= Auguste Pilati =

French composer and opera conductor

Auguste Pilati (actual name "Auguste Pilate") (29 September 1810 – 1 August 1877) was a prolific French composer, opera conductor and occasional singer. He employed several pseudonyms including "Auguste Pilati Juliano", "A. P. Juliano", "Ate. P. Juliano", "A. Ruytler", "P. Ruytler", and "Wolfart". He wrote about 40 works for the stage, including operas, operettas, and ballets besides a very large number of popular songs and piano works.

==Career==
Born in Bouchain, a small town between Cambrai and Valenciennes in the French département Nord, Pilati studied at the Paris Conservatory where he won a first prize in solfège as early as 1823, but from which he was dismissed.

Arthur Pougin (1880) described him as an "extremely fertile composer, whose name is virtually unknown to the public, although he was not without talent" ("extrêmement fécond, dont le nom est pourtant à peu près inconnu du public, quoiqu'il ne fût point sans talent"). He seems to have been able to live mainly from the sale of his own compositions and conducting his stage works, although he also had short-term employments as musical director of small theatres in Paris such as the Théâtre Beaumarchais and the Théâtre des Folies-Marigny, and he often conducted the orchestra of the Théâtre de la Porte Saint-Martin. He also frequently appeared as a singer or duo partner in the Parisian café-concerts of his day.

Pougin considered his music "graceful and distinguished", but also thought that he "overdid himself under poor conditions and ended up sacrificing art to craft" ("gracieuse et distingué, mais qui s'est trop prodigué, et dans de mauvaises conditions, et qui a fini par sacrifier l'art au metier").
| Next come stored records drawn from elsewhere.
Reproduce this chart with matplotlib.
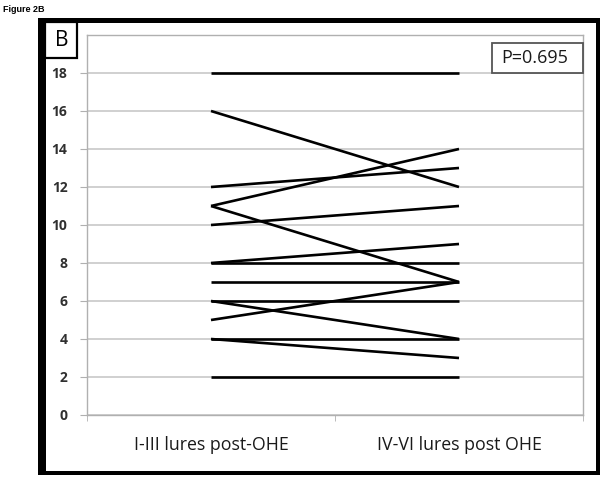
import matplotlib
matplotlib.use("Agg")
import matplotlib.pyplot as plt
from matplotlib.patches import Rectangle

# paired scores, one line per subject
groups = ["I-III lures post-OHE", "IV-VI lures post OHE"]
before = [18, 16, 12, 11, 11, 10, 8, 8, 7, 6, 6, 5, 4, 4, 2]
after = [18, 12, 13, 14, 7, 11, 9, 8, 7, 6, 4, 7, 4, 3, 2]
yticks = [0, 2, 4, 6, 8, 10, 12, 14, 16, 18]
p_text = "P=0.695"

W, H = 604, 480
fig = plt.figure(figsize=(W / 100, H / 100), dpi=100)


def fx(x):
    return x / W


def fy(y):
    return 1 - y / H


def px_rect(x0, y0, x1, y1, **kw):
    r = Rectangle((fx(x0), fy(y1)), fx(x1) - fx(x0), fy(y0) - fy(y1),
                  transform=fig.transFigure, **kw)
    fig.patches.append(r)


# axes placed to match the plot box in the picture
ax = fig.add_axes([fx(87), fy(415), fx(583) - fx(87), fy(35) - fy(415)])

for b, a in zip(before, after):
    ax.plot([0, 1], [b, a], color="black", lw=1.9, solid_capstyle="butt", zorder=3)

ax.set_xlim(-0.5, 1.5)
ax.set_ylim(0, 20)
ax.set_yticks(yticks)
ax.yaxis.grid(True, color="#c4c4c4", lw=1.1)
ax.set_axisbelow(True)
for s in ax.spines.values():
    s.set_color("#b0b0b0")
    s.set_linewidth(1.0)

ax.set_xticks([0, 1])
ax.set_xticklabels(groups, fontsize=12.8, family="Open Sans", color="#1a1a1a")
ax.set_xticks([-0.5, 0.5, 1.5], minor=True)
ax.tick_params(axis="x", which="major", length=0, pad=15)
ax.tick_params(axis="x", which="minor", length=4, color="#b0b0b0")
ax.tick_params(axis="y", length=5, color="#b0b0b0", pad=9, labelsize=10,
               labelcolor="#303030")
for lab in ax.get_yticklabels():
    lab.set_fontweight("bold")
    lab.set_family("Open Sans")

# P value box
px_rect(492, 43, 583, 73, facecolor="white", edgecolor="#555555", lw=1.3, zorder=5)
fig.text(fx(535), fy(58), p_text, ha="center", va="center", fontsize=13,
         family="Open Sans", color="#1a1a1a", zorder=6)

# outer black frame, left side heavier
px_rect(38, 18, 46, 475, facecolor="black", lw=0)
px_rect(38, 18, 600, 23, facecolor="black", lw=0)
px_rect(596, 18, 600, 475, facecolor="black", lw=0)
px_rect(38, 471, 600, 475, facecolor="black", lw=0)

# panel letter box
px_rect(45, 22, 77, 58, facecolor="white", edgecolor="black", lw=1.6, zorder=5)
fig.text(fx(61.5), fy(40.5), "B", ha="center", va="center", fontsize=15,
         family="Open Sans", zorder=6)

fig.text(fx(3), fy(9), "Figure 2B", ha="left", va="center", fontsize=6.5,
         fontweight="bold", family="Liberation Sans")

fig.savefig("out.png", dpi=100)
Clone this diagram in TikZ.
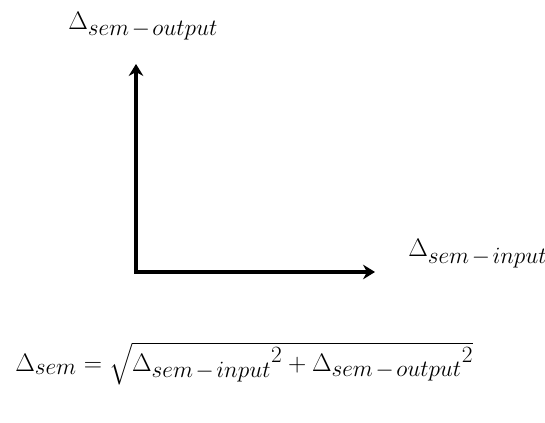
\RequirePackage{fix-cm}
\documentclass[tikz,border=0pt]{standalone}
\usepackage{amsmath}
\usepackage{tikz}
\usetikzlibrary{arrows.meta, positioning}
\DeclareMathSizes{19}{19}{17.5}{12}
\newcommand{\dsem}[1]{\Delta_{sem\mathbin{\mskip2mu-\mskip2mu}#1}}
\tikzset{
	axis/.style  ={line width=2.3pt, {Stealth[length=9pt, width=11pt, inset=3pt]}-{Stealth[length=9pt, width=11pt, inset=3pt]}},
	axlabel/.style={inner sep=0pt, anchor=base west},
}

\begin{document}
\begin{tikzpicture}[x=0.75pt, y=-0.75pt, font=\fontsize{19}{23}\selectfont]
	\useasboundingbox (0,0) rectangle (545,423);
	% axes
	\coordinate (O) at (136,272);
	\coordinate (yTip) at (136,64);
	\coordinate (xTip) at (375,272);
	\draw[axis] (yTip) -- (O) -- (xTip);
	% labels
	\node[axlabel] (yLab) at (68,30) {$\dsem{output}$};
	\node[axlabel] (xLab) at (408,257) {$\dsem{input}$};
	\node[axlabel] (formula) at (15,371) {$\Delta_{sem} = \sqrt{{\dsem{input}}^2 + {\dsem{output}}^2}$};
\end{tikzpicture}
\end{document}
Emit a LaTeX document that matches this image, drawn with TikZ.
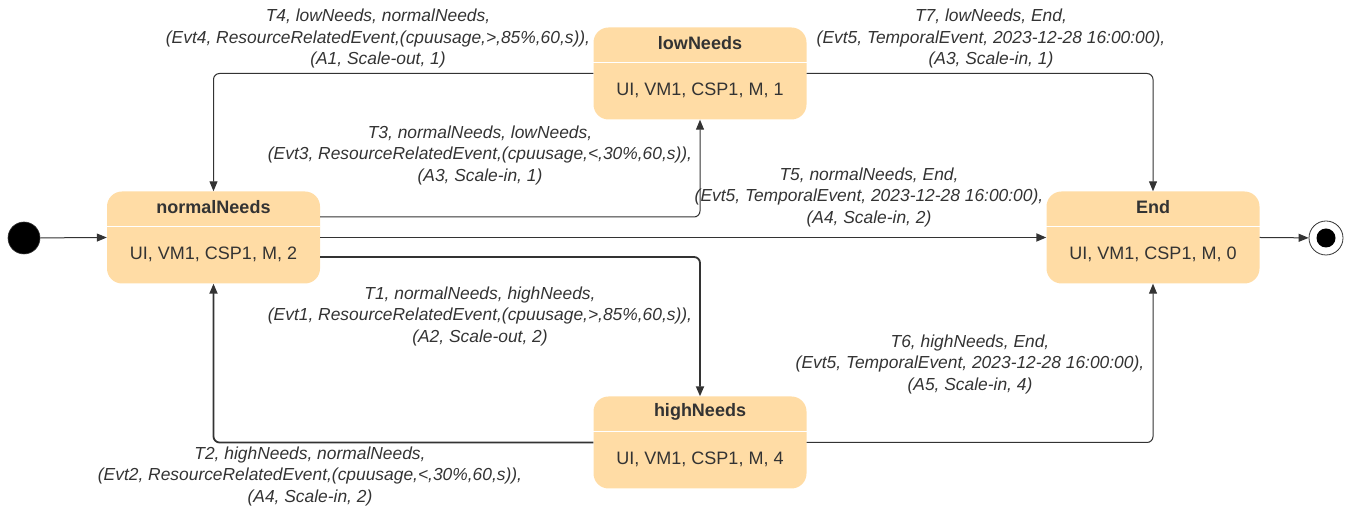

In the last fifteen years of his life, Pilati signed his vocal and piano works as either "A. P. Juliano" or "Ate. P. Juliano". Among these are a large number of technically easy works intended for children, but also numerous salon works, waltzes, quadrilles etc. intended for showy performance as well as home use.

Pilati died in Paris.

==Selected works==
===Stage===
- La Modiste et le Lord, 2 acts, Théâtre des Variétés, 23 October 1833
- La Prova d'un opéra seria, 1 act, Théâtre du Palais-Royal, 4 July 1835
- La Fermière de Bolbec, Théâtre du Palais-Royal, 24 December 1835
- Léona, ou Le Parisien en Corse, 2 acts, Théâtre du Palais-Royal, 14 January 1836
- Olivier Basselin, 1 act, Théâtre de la Renaissance, 15 November 1838
- Mademoiselle de Fontanges, 2 acts, Théâtre de la Renaissance, 11 March 1839
- La Naufrage de la Méduse, 4 acts, Théâtre de la Renaissance, 31 May 1839 (with Albert Grisar and Friedrich von Flotow)
- Les Farfadets, "ballet-féerie" in 3 acts, Théâtre de la Porte Saint-Martin, 8 May 1841
- Les Barricades, 2 acts, Théâtre Lyrique, 5 March 1848 (with Eugène Gautier)
- Le Postillon de Saint-Valéry, opéra-comique in 2 acts, Théâtre de la Porte Saint-Martin, 1849
- Les Étoiles, 2 acts, Théâtre Lyrique, 6 February 1854
- Les Statues de l'Alcade, ballet-pantomime in 1 act, Théâtre des Bouffes-Parisiens, 29 December 1855
- Jean le Sot, 1 act, Théâtre des Folies-Nouvelles, 1856
- Une Devinette, 1 act, Théâtre des Folies-Nouvelles, 1856
- L'Amour et Psyché, 1 act, Théâtre des Variétés, 13 December 1856
- Trois Dragons, 1 act, Théâtre des Folies-Nouvelles, 1857
- L'Ile de Calypso, 1 act, Théâtre des Folies-Nouvelles, 1857 (under the pseudonym Ruytler)
- Peau d'âne, 1 act, Théâtre des Folies-Nouvelles, 1858 (under the pseudonym Ruytler)
- Ignace le retors, 1 act, Théâtre des Folies-Nouvelles, 15 September 1858
- Il Signor Cascarelli, 1 act, Théâtre Débureau, 1858
- L'Ile du sol-si-ré, 1 act, Théâtre Déjazet, March 1860 (under the pseudonym Ruytler)
- Il Maestro Blaguarino, 1 act, Lille, Théâtre, 25 December 1865
- Rosette et Colin, 1 act, Concert de la Scala, December 1874
- Les Pêcheurs de Tarente, divertissement, Théâtre des Folies-Oller, 14 November 1876
- Jacques et Jacqueline, 1 act, Concert de l'Alcazar [n. d.]
- La Nymphe et le Berger, divertissement, Concert de l'Alcazar [n. d.]